Commander is the format where your mana base can cost more than your car’s first repair.

If you use proxies for casual play, you can test commanders without turning deckbuilding into a financial decision. It also lets you find out if you even like the play pattern before you chase staples.

The tradeoff is time: you still need to iterate, tune, and actually play games. There is no shortcut that does not involve shuffling.

A simple shortlist method that works

Instead of hunting for “the perfect commander,” pick three candidates:

  1. One that is clearly powerful and consistent (often an engine)
  2. One that is pure theme and makes you smile
  3. One weird option that might be secretly great

Then play two games with each. Track:

  • Did you have fun piloting it?
  • Did the deck do its thing without perfect draws?
  • Did your turns feel fair-paced, or like you were apologizing every upkeep?

After that, choosing is easy. Your body will know. Your group will also know, because they will stop making that face at you.

Common Commander-picking traps

“Five colors so I can play everything”

Five-color is a real identity, but “everything” is not a game plan. If you are going five-color, have a reason beyond “I want the best cards.”

“My commander is a payoff, but my deck has no engine”

If your commander rewards you for doing something, your deck still needs a way to do the thing consistently. Payoffs do not replace infrastructure.

“My commander costs seven, but I built like it costs three”

This is the classic. It’s also fixable: add ramp, add lands, add protection, cut cute cards that do nothing until turn nine.

“I chose a commander because it looks cool, and now I hate the deck”

This happens. Art is persuasive. Legendary creatures are basically little cardboard influencers.

If you love the card but hate the play pattern, keep the card for the binder and choose a commander that matches how you like to play. This is personal growth, the kind that hurts a little.

Quick example: matching commander to play pattern

If you love combat and clean turns, look for commanders with:

  • built-in evasion (flying, trample)
  • combat scaling (tokens, buffs, extra combat pressure)
  • a clear “end the game” lever
Uril, the Miststalker
Uril, the Miststalker
2RGW
Rarity: Mythic
Type: Legendary Creature — Beast
Description:
Hexproof (This creature can't be the target of spells or abilities your opponents control.)
Uril gets +2/+2 for each Aura attached to it.
Flavor Text:
It strides through the whitecover, mists in which even gargantuans can hide.

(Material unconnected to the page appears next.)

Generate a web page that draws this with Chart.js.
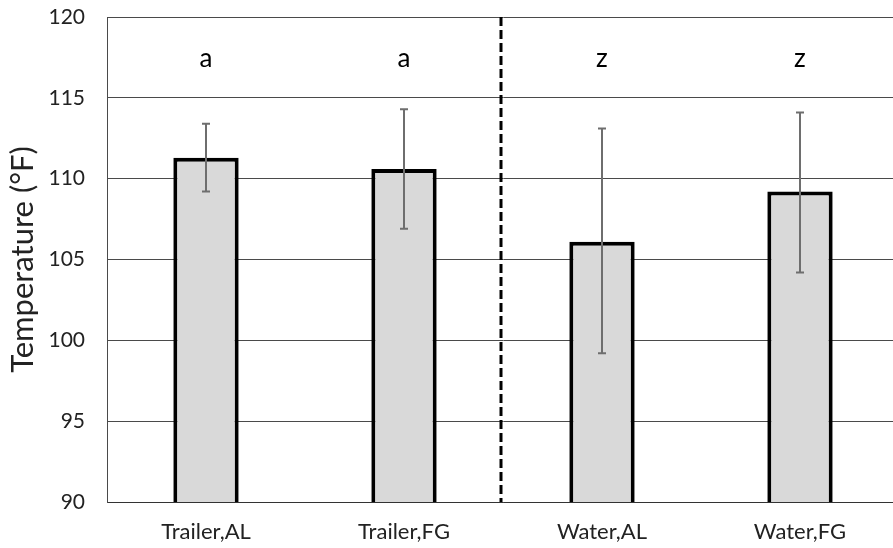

If you love engines and resource snowballs, look for commanders that:

  • draw or pseudo-draw
  • make mana or mana-like resources
  • turn your normal actions into extra material (treasures, clues, recursion)
Muldrotha, the Gravetide
Muldrotha, the Gravetide
3BGU
Rarity: Mythic
Type: Legendary Creature — Elemental Avatar
Description:
During each of your turns, you may play a land and cast a permanent spell of each permanent type from your graveyard. (If a card has multiple permanent types, choose one as you play it.)
Flavor Text:
"My child grew from rot and ruin, yet she bloomed."
—Multani

(These are examples, not commandments. The Commander gods are busy and mostly unhelpful.)

FAQs

What’s the best commander for beginners?

One that is cheap to cast, has a clear theme, and creates card advantage so you are not topdecking into sadness. Precon face commanders are often good at this.

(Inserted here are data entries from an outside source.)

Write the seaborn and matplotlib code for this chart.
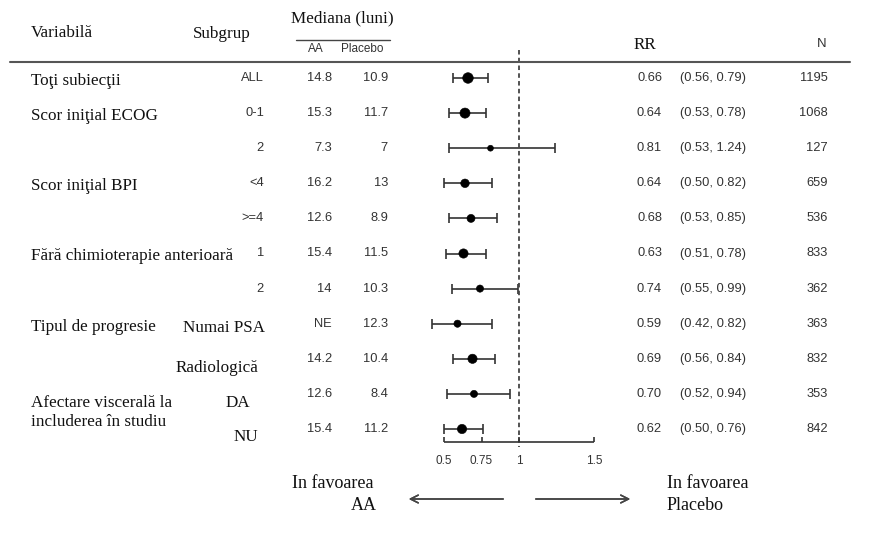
#forest plot - rezultate pe subgrupuri (RR, AA vs Placebo)

#import packages
import pandas as pd
import numpy as np
from matplotlib import pyplot as plt
from matplotlib.transforms import blended_transform_factory
import seaborn as sns

#data
variables = ["Toţi subiecţii", "Scor iniţial ECOG", "", "Scor iniţial BPI", "",
             "Fără chimioterapie anterioară", "", "Tipul de progresie", "",
             "Afectare viscerală la\nincluderea în studiu", ""]
subgroups = ["ALL", "0-1", "2", "<4", ">=4", "1", "2", "Numai PSA", "Radiologică", "DA", "NU"]
median_aa = ["14.8", "15.3", "7.3", "16.2", "12.6", "15.4", "14", "NE", "14.2", "12.6", "15.4"]
median_placebo = ["10.9", "11.7", "7", "13", "8.9", "11.5", "10.3", "12.3", "10.4", "8.4", "11.2"]
rr = [0.66, 0.64, 0.81, 0.64, 0.68, 0.63, 0.74, 0.59, 0.69, 0.70, 0.62]
ci_low = [0.56, 0.53, 0.53, 0.50, 0.53, 0.51, 0.55, 0.42, 0.56, 0.52, 0.50]
ci_high = [0.79, 0.78, 1.24, 0.82, 0.85, 0.78, 0.99, 0.82, 0.84, 0.94, 0.76]
n_subj = [1195, 1068, 127, 659, 536, 833, 362, 363, 832, 353, 842]
x_ticks = [0.5, 0.75, 1, 1.5]

df = pd.DataFrame({'var': variables, 'sub': subgroups, 'aa': median_aa, 'pl': median_placebo,
                   'rr': rr, 'lo': ci_low, 'hi': ci_high, 'n': n_subj})
df['row'] = np.arange(len(df))

sns.set_style("white")
SERIF = 'Liberation Serif'
SANS = 'Liberation Sans'
plt.rcParams['font.family'] = [SANS, 'DejaVu Sans']

W, H = 877, 541
fig = plt.figure(figsize=(W / 100, H / 100), dpi=100)
ax = fig.add_axes([0, 0, 1, 1])
# scale: 0.5 -> 444 px, 150 px per unit ; row 0 -> 78 px, 35.1 px per row
ax.set_xlim(0.5 - 444 / 150, 0.5 + (W - 444) / 150)
ax.set_ylim((H - 78) / 35.1, -78 / 35.1)
ax.axis('off')

fx = lambda px: px / W
fy = lambda py: 1 - py / H
tr = blended_transform_factory(fig.transFigure, ax.transData)

#confidence intervals + points
ax.errorbar(df['rr'], df['row'], xerr=[df['rr'] - df['lo'], df['hi'] - df['rr']],
            fmt='none', ecolor='#333333', elinewidth=1.2, capsize=3.3, capthick=1.2, zorder=2)
sns.scatterplot(data=df, x='rr', y='row', size='n', sizes=(18, 58), size_norm=(127, 1195),
                color='black', edgecolor='black', legend=False, ax=ax, zorder=3)

#reference line at 1
ax.vlines(1, -0.8, len(df) - 0.5, colors='#444444', linestyles=(0, (2.5, 1.8)), linewidth=1.3)

#x axis drawn by hand at the bottom
axis_row = len(df) - 1 + 0.37
ax.hlines(axis_row, min(x_ticks), max(x_ticks), colors='#333333', linewidth=1.2)
ax.vlines(x_ticks, axis_row - 0.13, axis_row, colors='#333333', linewidth=1.2)
for t in x_ticks:
    ax.text(t, axis_row + 0.55, f'{t:g}', ha='center', va='center', fontsize=8.5,
            family=SANS, color='#333333')

#header
hdr = dict(family=SERIF, fontsize=12.3, color='#111111', va='center')
fig.text(fx(31), fy(33), 'Variabilă', ha='left', **hdr)
fig.text(fx(193), fy(34), 'Subgrup', ha='left', **hdr)
fig.text(fx(342), fy(18), 'Mediana (luni)', ha='center', **hdr)
fig.text(fx(634), fy(45), 'RR', ha='left', **hdr)
fig.text(fx(827), fy(44), 'N', ha='right', family=SANS, fontsize=9.5, color='#333333', va='center')
fig.add_artist(plt.Line2D([fx(296), fx(390)], [fy(40), fy(40)], color='#444444', lw=1.0))
fig.text(fx(316), fy(49), 'AA', ha='center', va='center', family=SANS, fontsize=8.5, color='#333333')
fig.text(fx(362), fy(49), 'Placebo', ha='center', va='center', family=SANS, fontsize=8.5, color='#333333')
fig.add_artist(plt.Line2D([fx(10), fx(850)], [fy(62), fy(62)], color='#555555', lw=1.5))

#table columns
serif_sub = {'Numai PSA': (265, 0.12), 'Radiologică': (258, 0.25), 'DA': (250, 0.25), 'NU': (258, 0.24)}
num = dict(family=SANS, fontsize=9.3, color='#333333', va='center')
for _, r in df.iterrows():
    y = r['row']
    if r['var']:
        off = 0.54 if '\n' in r['var'] else 0.08
        ax.text(fx(31), y + off, r['var'], transform=tr, ha='left', va='center',
                family=SERIF, fontsize=12.3, color='#111111', linespacing=1.25)
    if r['sub'] in serif_sub:
        px, off = serif_sub[r['sub']]
        ax.text(fx(px), y + off, r['sub'], transform=tr, ha='right', va='center',
                family=SERIF, fontsize=12.3, color='#111111')
    else:
        ax.text(fx(264), y, r['sub'], transform=tr, ha='right', **num)
    ax.text(fx(332), y, r['aa'], transform=tr, ha='right', **num)
    ax.text(fx(388), y, r['pl'], transform=tr, ha='right', **num)
    ax.text(fx(662), y, f"{r['rr']:.2f}", transform=tr, ha='right', **num)
    ax.text(fx(680), y, f"({r['lo']:.2f}, {r['hi']:.2f})", transform=tr, ha='left', **num)
    ax.text(fx(828), y, f"{r['n']}", transform=tr, ha='right', **num)

#bottom labels and arrows
bot = dict(hdr, fontsize=13)
fig.text(fx(292), fy(484), 'In favoarea', ha='left', **bot)
fig.text(fx(377), fy(506), 'AA', ha='right', **bot)
fig.text(fx(667), fy(484), 'In favoarea', ha='left', **bot)
fig.text(fx(667), fy(506), 'Placebo', ha='left', **bot)
arr = dict(arrowstyle='->', color='#444444', lw=1.1, mutation_scale=14)
fig.add_artist(plt.annotate('', xy=(fx(406), fy(499)), xytext=(fx(506), fy(499)),
                            xycoords='figure fraction', arrowprops=arr))
fig.add_artist(plt.annotate('', xy=(fx(633), fy(499)), xytext=(fx(533), fy(499)),
                            xycoords='figure fraction', arrowprops=arr))

fig.savefig('out.png', dpi=100)
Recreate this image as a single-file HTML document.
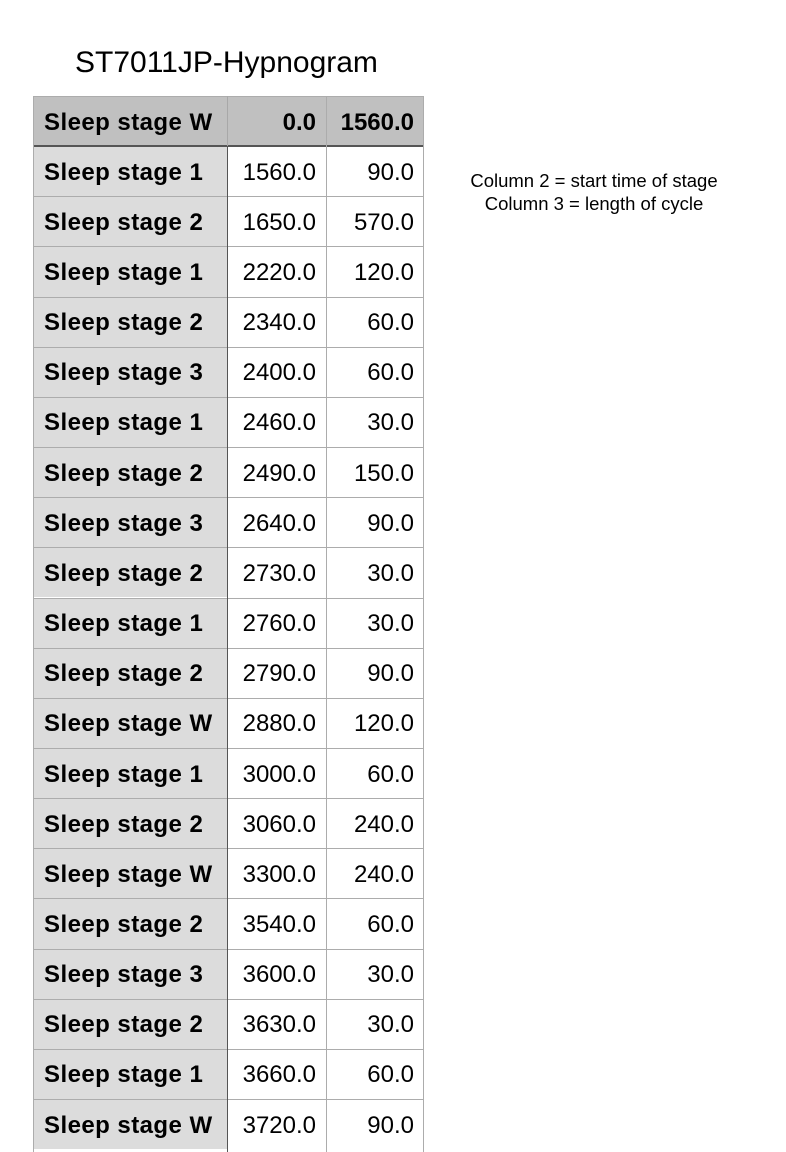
<!DOCTYPE html>
<html><head><meta charset="utf-8"><style>
body{margin:0;width:786px;height:1152px;background:#fff;overflow:hidden;position:relative;font-family:"Liberation Sans",Arial,sans-serif;}
#title{position:absolute;left:75px;top:45px;font-size:30px;line-height:36px;color:#000;white-space:nowrap;}
.note{position:absolute;left:434px;width:320px;text-align:center;font-size:18.5px;line-height:23px;color:#000;}
.cell{position:absolute;box-sizing:border-box;font-size:24px;display:flex;align-items:center;white-space:nowrap;padding-top:3px;}
.c0{font-weight:bold;background:#dcdcdc;padding-left:11px;letter-spacing:0.45px;}
.c1,.c2{justify-content:flex-end;padding-right:10px;background:#fff;}
.hdr{background:#c0c0c0 !important;font-weight:bold;}
.hl{position:absolute;height:1px;background:#acacac;}
.vl{position:absolute;width:1px;background:#acacac;}
</style></head><body>
<div id="title">ST7011JP-Hypnogram</div>
<div class="note" style="top:169px">Column 2 = start time of stage</div>
<div class="note" style="top:192px">Column 3 = length of cycle</div>
<div id="tbl"></div>
<script>
const stages=["Sleep stage W","Sleep stage 1","Sleep stage 2","Sleep stage 1","Sleep stage 2","Sleep stage 3","Sleep stage 1","Sleep stage 2","Sleep stage 3","Sleep stage 2","Sleep stage 1","Sleep stage 2","Sleep stage W","Sleep stage 1","Sleep stage 2","Sleep stage W","Sleep stage 2","Sleep stage 3","Sleep stage 2","Sleep stage 1","Sleep stage W"];
const starts=[0,1560,1650,2220,2340,2400,2460,2490,2640,2730,2760,2790,2880,3000,3060,3300,3540,3600,3630,3660,3720];
const lengths=[1560,90,570,120,60,60,30,150,90,30,30,90,120,60,240,240,60,30,30,60,90];
const tbl=document.getElementById('tbl');
const top0=96,rowH=50.15,xs=[33,227,326,424];
for(let i=0;i<stages.length;i++){
  const y=top0+i*rowH;
  const vals=[stages[i],starts[i].toFixed(1),lengths[i].toFixed(1)];
  for(let c=0;c<3;c++){
    const d=document.createElement('div');
    d.className='cell c'+c+(i===0?' hdr':'');
    d.style.left=xs[c]+'px';d.style.top=y+'px';
    d.style.width=(xs[c+1]-xs[c])+'px';d.style.height=rowH+'px';
    d.textContent=vals[c];
    
    
    tbl.appendChild(d);
  }
  const l=document.createElement('div');
  l.className='hl';l.style.left=xs[0]+'px';l.style.width=(xs[3]-xs[0])+'px';l.style.top=y+'px';
  
  
  tbl.appendChild(l);
}
const hb=document.createElement('div');
hb.className='hl';hb.style.left='33px';hb.style.width='391px';hb.style.top=(top0+rowH-1)+'px';hb.style.height='2px';hb.style.background='#555';


tbl.appendChild(hb);
[33,227,326,423].forEach((x,k)=>{
  const v=document.createElement('div');
  v.className='vl';v.style.left=x+'px';v.style.top=top0+'px';v.style.height=(1152-top0)+'px';
  if(k===1){v.style.background='#555';v.style.top=(top0+rowH)+'px';v.style.height=(1152-top0-rowH)+'px';}
  
  
  tbl.appendChild(v);
});
const hv=document.createElement('div');
hv.className='vl';hv.style.left='227px';hv.style.top=top0+'px';hv.style.height=rowH+'px';hv.style.background='#a8a8a8';


tbl.appendChild(hv);
</script>
</body></html>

Should I choose a commander based on colors or ability?

If you have a play pattern you love, start with ability. If you have colors you love, start with colors. Either way, make sure the Commander’s ability supports a real plan, not just “seems neat.”

How do I know if my commander is too strong for my playgroup?

If your deck regularly runs away with the game, takes very long turns, or shuts off other players’ ability to participate, it might be mismatched. Ask your group. If they hesitate before answering, that is also an answer.

Is it okay if my deck doesn’t rely on the commander?

Yes. Some decks treat the commander like a bonus tool rather than the whole plan. Just make sure your 99 has enough cohesion and access to card advantage.

How many commanders should I test before committing?

Three is the sweet spot. One is too few, ten is a lifestyle choice.